The area and perimeter of sectors question (Question 4) seems fairly typical to me, I think some may have found the first part of the question a bit tricky, and won’t have thought to break the triangle into two right angled triangles and then double it. Once the angles have been calculated, completing the rest of the calculation is fairly simple. I guess some may have forgotten to add the base length in when calculating the perimeter. Please marvel at my awful diagram for this question, and note I used the incorrect angle for the last part at first!
Question 5 concerned geometric series and to me feels harder than the equivalent question last year. However, as the formulae are all given in the formula book, forming the equations (simultaneous equations again!) required for the first part shouldn’t be too difficult, and solving them drops out nicely. The second part of this qquestion requires a bit more thought and the use of logarithms to efficiently solve – I also think a few people will have forgotten to round up to the nearest integer.
Question 6 moved on to integration and finding the area under a curve. They even gave you the points where the curve crossed the axis and a very helpful picture of the shaded region to find the area. The tricky part I imagine would be remembering to take the absolute value of the area of the first region when working out the total area.
Question 7 was the main logarithm question and I think this was slightly easier than the last two years as it was obviously a logarithm question and no curve sketching was required. As long as students are systematic in their application of the logarithm rules part b should be ok, though there are plenty of places for arithmetic errors to creep in.
I think the trigonometry question will have thrown a few people: you don’t often see \(3\theta\) in a question, but apart from that part a is ok as long as they remember the period of \(\tan (3\theta) \) is a third of that of the period of \(\tan ( \theta) \). The phrasing of part b seems to have confused a few people, but once you have got to a quadratic in \( \cos x \) the solutions drop out nicely.

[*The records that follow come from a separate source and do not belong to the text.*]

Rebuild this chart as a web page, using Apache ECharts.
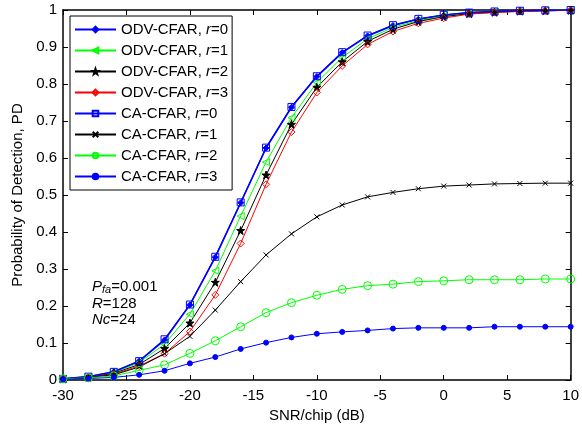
<!DOCTYPE html>
<html>
<head>
<meta charset="utf-8">
<script src="https://cdn.jsdelivr.net/npm/echarts@6/dist/echarts.min.js"></script>
<style>html,body{margin:0;padding:0;background:#fff;}#c{width:582px;height:433px;}</style>
</head>
<body>
<div id="c"></div>
<script>
var snr = [-30,-28,-26,-24,-22,-20,-18,-16,-14,-12,-10,-8,-6,-4,-2,0,2,4,6,8,10];
var odv0 = [0.003,0.009,0.022,0.051,0.108,0.203,0.332,0.479,0.627,0.737,0.820,0.885,0.930,0.958,0.975,0.986,0.993,0.996,0.998,0.999,1.0];
var odv1 = [0.003,0.008,0.020,0.047,0.097,0.178,0.295,0.443,0.589,0.709,0.804,0.872,0.922,0.953,0.971,0.984,0.991,0.995,0.997,0.999,1.0];
var odv2 = [0.003,0.007,0.018,0.042,0.085,0.154,0.264,0.404,0.554,0.691,0.791,0.860,0.915,0.948,0.969,0.982,0.990,0.994,0.997,0.998,0.999];
var odv3 = [0.003,0.007,0.016,0.038,0.071,0.131,0.230,0.369,0.529,0.670,0.777,0.849,0.907,0.942,0.964,0.978,0.989,0.993,0.996,0.998,0.999];
var ca0 = [0.003,0.009,0.022,0.051,0.110,0.204,0.333,0.480,0.628,0.738,0.821,0.886,0.931,0.959,0.976,0.987,0.993,0.996,0.998,0.999,1.0];
var ca1 = [0.003,0.007,0.014,0.035,0.071,0.118,0.189,0.266,0.338,0.395,0.441,0.473,0.495,0.507,0.517,0.524,0.527,0.530,0.531,0.532,0.532];
var ca2 = [0.003,0.006,0.011,0.026,0.041,0.072,0.106,0.144,0.182,0.209,0.229,0.245,0.255,0.259,0.266,0.268,0.271,0.271,0.271,0.273,0.273];
var ca3 = [0.002,0.004,0.007,0.014,0.025,0.045,0.062,0.084,0.101,0.115,0.125,0.130,0.134,0.139,0.141,0.141,0.141,0.144,0.144,0.144,0.144];
var names = ['ODV-CFAR, r=0','ODV-CFAR, r=1','ODV-CFAR, r=2','ODV-CFAR, r=3','CA-CFAR, r=0','CA-CFAR, r=1','CA-CFAR, r=2','CA-CFAR, r=3'];

var FONT = '"Liberation Sans", Arial, Helvetica, sans-serif';
var STAR = 'path://M5,0L6.18,3.38L9.76,3.45L6.9,5.62L7.94,9.05L5,7L2.06,9.05L3.1,5.62L0.24,3.45L3.82,3.38Z';
var XMARK = 'path://M0,0L10,10M10,0L0,10';
var NONE = 'rgba(0,0,0,0)';

function pairs(vals){ return snr.map(function(x,i){ return [x, vals[i]]; }); }
function mk(name, vals, col, sym, size, filled, extra){
  var s = {
    name: name, type: 'line', data: pairs(vals),
    symbol: sym, symbolSize: size, showSymbol: true,
    lineStyle: {color: col, width: 1},
    itemStyle: filled ? {color: col, borderColor: col, borderWidth: 1} : {color: NONE, borderColor: col, borderWidth: 1},
    emphasis: {disabled: true}, silent: true
  };
  if (extra) for (var k in extra) s[k] = extra[k];
  return s;
}

var series = [
  mk(names[0], odv0, '#0000ff', 'diamond', 6, true, {lineStyle:{color:'#0000ff', width:1.6}}),
  mk(names[1], odv1, '#00ff00', 'triangle', 7, false, {symbolRotate: 90}),
  mk(names[2], odv2, '#000000', STAR, 8, true),
  mk(names[3], odv3, '#ff0000', 'diamond', 7, false),
  mk(names[4], ca0, '#0000ff', 'rect', 7, false, {lineStyle:{color:'#0000ff', width:1.2}}),
  mk(names[5], ca1, '#000000', XMARK, 5, false),
  mk(names[6], ca2, '#00ff00', 'circle', 8, false),
  mk(names[7], ca3, '#0000ff', 'circle', 5, true)
];

var axisLine = {show: true, onZero: false, lineStyle: {color: '#000', width: 1.5}};
var tick = {inside: true, length: 5, lineStyle: {color: '#000'}};
var chart = echarts.init(document.getElementById('c'), null, {renderer: 'canvas'});
chart.setOption({
  animation: false,
  backgroundColor: '#fff',
  grid: {left: 63, right: 9, top: 10, bottom: 53},
  xAxis: [
    {type: 'value', min: -30, max: 10, interval: 5, position: 'bottom',
     axisLine: axisLine, axisTick: tick, splitLine: {show: false},
     axisLabel: {color: '#000', fontSize: 15, fontFamily: FONT, margin: 8},
     name: 'SNR/chip (dB)', nameLocation: 'middle', nameGap: 21,
     nameTextStyle: {color: '#000', fontSize: 15, fontFamily: FONT}},
    {type: 'value', min: -30, max: 10, interval: 5, position: 'top',
     axisLine: axisLine, axisTick: tick, splitLine: {show: false}, axisLabel: {show: false}}
  ],
  yAxis: [
    {type: 'value', min: 0, max: 1, interval: 0.1, position: 'left',
     axisLine: axisLine, axisTick: tick, splitLine: {show: false},
     axisLabel: {color: '#000', fontSize: 15, fontFamily: FONT, margin: 6},
     name: 'Probability of Detection, PD', nameLocation: 'middle', nameGap: 38,
     nameTextStyle: {color: '#000', fontSize: 15, fontFamily: FONT}},
    {type: 'value', min: 0, max: 1, interval: 0.1, position: 'right',
     axisLine: axisLine, axisTick: tick, splitLine: {show: false}, axisLabel: {show: false}}
  ],
  legend: {
    orient: 'vertical', left: 70, top: 16,
    padding: [6, 4, 6, 4], itemWidth: 41, itemHeight: 7, itemGap: 6,
    backgroundColor: '#fff', borderColor: '#000', borderWidth: 1,
    data: names,
    formatter: function(n){ var p = n.split('r='); return '{n|' + p[0] + '}{i|r}{n|=' + p[1] + '}'; },
    textStyle: {color: '#000', fontSize: 15, fontFamily: FONT,
      rich: {n: {fontSize: 15, fontFamily: FONT, color: '#000'}, i: {fontSize: 15, fontFamily: FONT, fontStyle: 'italic', color: '#000'}}}
  },
  graphic: [
    {type: 'text', left: 92, top: 279, silent: true,
     style: {text: '{i|P}{s|fa}{n|=0.001}', fill: '#000',
       rich: {i: {fontSize: 15, fontStyle: 'italic', fontFamily: FONT, fill: '#000'},
              s: {fontSize: 11, fontStyle: 'italic', fontFamily: FONT, fill: '#000', padding: [7, 0, 0, 0]},
              n: {fontSize: 15, fontFamily: FONT, fill: '#000'}}}},
    {type: 'text', left: 92, top: 296, silent: true,
     style: {text: '{i|R}{n|=128}', fill: '#000',
       rich: {i: {fontSize: 15, fontStyle: 'italic', fontFamily: FONT, fill: '#000'},
              n: {fontSize: 15, fontFamily: FONT, fill: '#000'}}}},
    {type: 'text', left: 92, top: 312, silent: true,
     style: {text: '{i|Nc}{n|=24}', fill: '#000',
       rich: {i: {fontSize: 15, fontStyle: 'italic', fontFamily: FONT, fill: '#000'},
              n: {fontSize: 15, fontFamily: FONT, fill: '#000'}}}}
  ],
  series: series
});
</script>
</body>
</html>
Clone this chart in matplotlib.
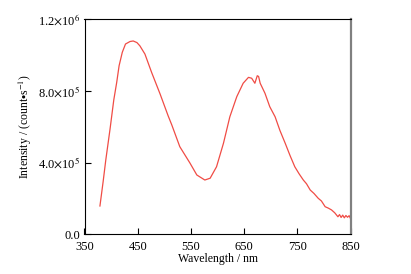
import numpy as np
import matplotlib
matplotlib.use('Agg')
import matplotlib.pyplot as plt

plt.rcParams['font.family'] = ['Liberation Serif', 'DejaVu Serif']
plt.rcParams['mathtext.fontset'] = 'stix'

# emission spectrum
wavelength = [379, 385, 390, 398, 405, 410.5, 415, 421, 427, 435.5, 441.5, 448.5, 454,
              463.5, 476, 492, 507, 514, 529, 548, 561, 576, 586, 598, 611, 623, 636,
              648, 658, 664, 670, 674.5, 677, 680, 689, 698, 708, 717, 727, 736, 745,
              753, 761, 767, 774, 781, 789, 795, 802, 808, 814, 820, 826, 829, 832,
              835, 838, 841, 844, 847, 850]
intensity = [158e3, 294e3, 415e3, 588e3, 750e3, 848e3, 941e3, 1016e3, 1062e3, 1076e3,
             1079e3, 1070e3, 1052e3, 1006e3, 904e3, 783e3, 662e3, 610e3, 489e3, 398e3,
             331e3, 303e3, 313e3, 377e3, 508e3, 656e3, 768e3, 843e3, 876e3, 871e3,
             843e3, 885e3, 881e3, 843e3, 787e3, 712e3, 656e3, 580e3, 508e3, 440e3,
             377e3, 338e3, 303e3, 282e3, 247e3, 228e3, 201e3, 186e3, 154e3, 146e3,
             136e3, 120e3, 98e3, 110e3, 94e3, 107e3, 92e3, 105e3, 95e3, 104e3, 86e3]

xticks = [350, 450, 550, 650, 750, 850]
yticks = [0, 4e5, 8e5, 1.2e6]
ytick_labels = ['0.0', r'4.0$\times$10$^5$', r'8.0$\times$10$^5$', r'1.2$\times$10$^6$']

fig = plt.figure(figsize=(4.11, 2.74), dpi=100)
ax = fig.add_axes([84.5 / 411, 1 - 234.3 / 274, 266.2 / 411, 215 / 274])

ax.plot(wavelength, intensity, color='#f04c45', linewidth=0.9)

ax.set_xlim(350, 850)
ax.set_ylim(0, 1.2e6)
ax.set_xticks(xticks)
ax.set_xticklabels([str(v) for v in xticks])
ax.set_yticks(yticks)
ax.set_yticklabels(ytick_labels)
ax.tick_params(direction='in', length=4, width=0.8, labelsize=9,
               top=False, right=False)
ax.tick_params(axis='x', pad=5)
ax.tick_params(axis='y', pad=3)

for s in ['left', 'bottom', 'top']:
    ax.spines[s].set_linewidth(0.8)
    ax.spines[s].set_color('black')
ax.spines['right'].set_color('#808080')
ax.spines['right'].set_linewidth(1.6)

ax.set_xlabel('Wavelength / nm', fontsize=8.5, labelpad=0)
ax.set_ylabel(r'Intensity / (count$\bullet$s$^{-1}$)', fontsize=8.5, labelpad=3)

fig.savefig('out.png', dpi=100)
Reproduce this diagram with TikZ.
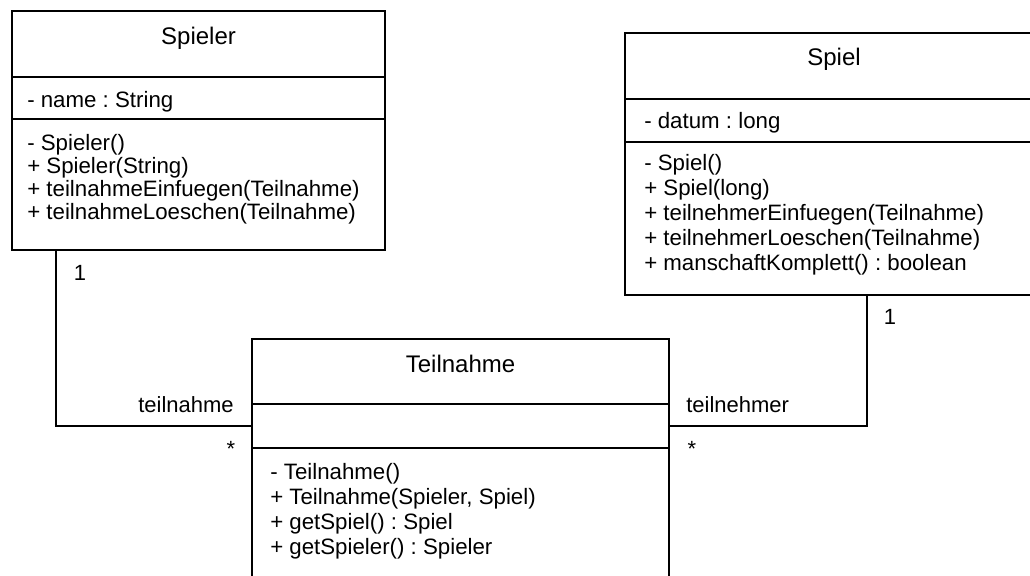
\documentclass[tikz,border=0pt]{standalone}
\usepackage{fontspec}
\setmainfont{Liberation Sans}
\usetikzlibrary{positioning, calc}
\frenchspacing

\begin{document}
\begin{tikzpicture}[x=0.75pt, y=-0.75pt, node distance=0pt]
    \tikzstyle{part} = [rectangle, draw, line width=1.5pt, outer sep=0pt, inner sep=0pt]
    \tikzstyle{head} = [inner sep=0pt, anchor=base, font=\fontsize{18pt}{21pt}\selectfont]
    \tikzstyle{member} = [inner sep=0pt, align=left, anchor=base west, font=\fontsize{16.7pt}{18.75pt}\selectfont]
    \tikzstyle{role} = [inner sep=0pt, font=\fontsize{16.5pt}{18pt}\selectfont]
    \tikzstyle{assoc} = [draw, line width=1pt]

    \useasboundingbox (0,0) rectangle (1030,575);
    \clip (0,0) rectangle (1030,575);

    % Spieler
    \node [part, anchor=north west, minimum width=279.75pt, minimum height=49.5pt] (spielerHead) at (12,11) {};
    \node [part, below=of spielerHead, minimum width=279.75pt, minimum height=31.5pt] (spielerAttr) {};
    \node [part, below=of spielerAttr, minimum width=279.75pt, minimum height=98.25pt] (spielerOps) {};
    \node [head] (spielerName) at ($(spielerHead.north)+(0,33)$) {Spieler};
    \node [member] (spielerFields) at ($(spielerAttr.north west)+(15,30)$) {- name : String};
    % base of a block = its last line
    \node [member, font=\fontsize{16.7pt}{17.25pt}\selectfont] (spielerMethods) at ($(spielerOps.north west)+(15,100)$)
        {- Spieler()\\+ Spieler(String)\\+ teilnahmeEinfuegen(Teilnahme)\\+ teilnahmeLoeschen(Teilnahme)};

    % Spiel
    \node [part, anchor=north west, minimum width=313.5pt, minimum height=49.5pt] (spielHead) at (625,33) {};
    \node [part, below=of spielHead, minimum width=313.5pt, minimum height=32.25pt] (spielAttr) {};
    \node [part, below=of spielAttr, minimum width=313.5pt, minimum height=114.75pt] (spielOps) {};
    \node [head] (spielName) at ($(spielHead.north)+(0,32)$) {Spiel};
    \node [member] (spielFields) at ($(spielAttr.north west)+(19,29)$) {- datum : long};
    \node [member] (spielMethods) at ($(spielOps.north west)+(19,128)$)
        {- Spiel()\\+ Spiel(long)\\+ teilnehmerEinfuegen(Teilnahme)\\+ teilnehmerLoeschen(Teilnahme)\\+ manschaftKomplett() : boolean};

    % Teilnahme
    \node [part, anchor=north west, minimum width=312.75pt, minimum height=48.75pt] (tnHead) at (252,339) {};
    \node [part, below=of tnHead, minimum width=312.75pt, minimum height=33pt] (tnAttr) {};
    \node [part, below=of tnAttr, minimum width=312.75pt, minimum height=150pt] (tnOps) {};
    \node [head] (tnName) at ($(tnHead.north)+(0,33)$) {Teilnahme};
    \node [member] (tnMethods) at ($(tnOps.north west)+(18,106)$)
        {- Teilnahme()\\+ Teilnahme(Spieler, Spiel)\\+ getSpiel() : Spiel\\+ getSpieler() : Spieler};

    % associations
    \path [assoc] ($(spielerOps.south west)+(44,0)$) |- (tnAttr.west);
    \path [assoc] ($(spielOps.south west)+(242,0)$) |- (tnAttr.east);

    \node [role] (oneSpieler) at ($(spielerOps.south west)+(68,23)$) {1};
    \node [role, anchor=base east] (roleTeilnahme) at ($(tnAttr.west)+(-18,-14)$) {teilnahme};
    \node [role, anchor=base] (manyTeilnahme) at ($(tnAttr.west)+(-21,30)$) {*};
    \node [role] (oneSpiel) at ($(spielOps.south west)+(265,22)$) {1};
    \node [role, anchor=base west] (roleTeilnehmer) at ($(tnAttr.east)+(17,-14)$) {teilnehmer};
    \node [role, anchor=base] (manyTeilnehmer) at ($(tnAttr.east)+(23,30)$) {*};
\end{tikzpicture}
\end{document}
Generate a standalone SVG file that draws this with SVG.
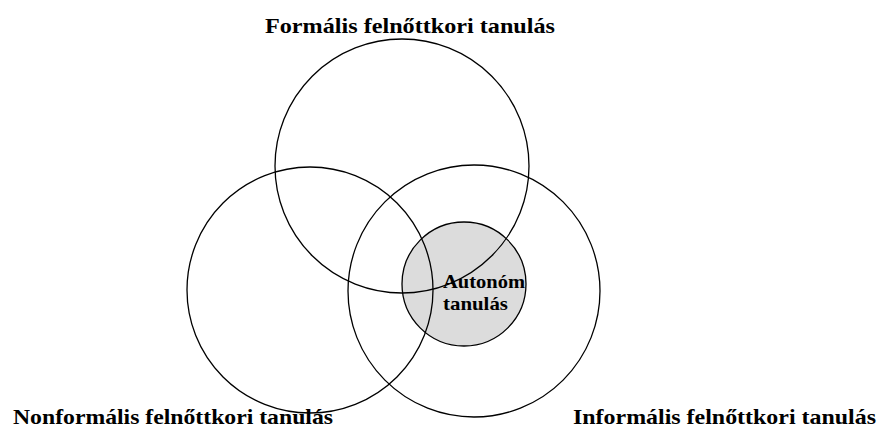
<svg xmlns="http://www.w3.org/2000/svg" width="879" height="429" viewBox="0 0 879 429">
<style>
.c{fill:none;stroke:#000;stroke-width:1.3}
.t{font-family:"Liberation Serif","Times New Roman",serif;font-weight:bold;fill:#000}
</style>
<rect width="879" height="429" fill="#fff"/>
<g id="nodes">
<g id="autonom"><circle cx="464" cy="284" r="62" fill="#dcdcdc" stroke="#000" stroke-width="1.3"/></g>
<g id="formalis"><circle class="c" cx="402" cy="166" r="127"/><text class="t" x="265" y="33" font-size="22" textLength="290" lengthAdjust="spacingAndGlyphs">Formális felnőttkori tanulás</text></g>
<g id="nonformalis"><circle class="c" cx="310" cy="290" r="123"/><text class="t" x="13" y="424" font-size="21" textLength="320" lengthAdjust="spacingAndGlyphs">Nonformális felnőttkori tanulás</text></g>
<g id="informalis"><circle class="c" cx="474" cy="291" r="126"/><text class="t" x="573" y="424" font-size="21" textLength="303" lengthAdjust="spacingAndGlyphs">Informális felnőttkori tanulás</text></g>
<g id="autonom-label"><text class="t" font-size="19"><tspan x="443" y="288" textLength="82" lengthAdjust="spacingAndGlyphs">Autonóm</tspan><tspan x="443" y="310" textLength="65" lengthAdjust="spacingAndGlyphs">tanulás</tspan></text></g>
</g>
<g id="connectors"></g>
</svg>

The final question was very similar to the last question on the 2014 paper – in that it concerned minimising a function of the surface area of a 3D shape. Minimising it and checking the nature of the stationary point is straightforward and these marks could be picked up even if the candidate hadn’t managed to derive the expression for the cost of polishing themselves.
Overall a nice paper, a bit more challenging than some recent ones in places but generally it seemed pretty fair. They are liking simultaneous equations at the moment.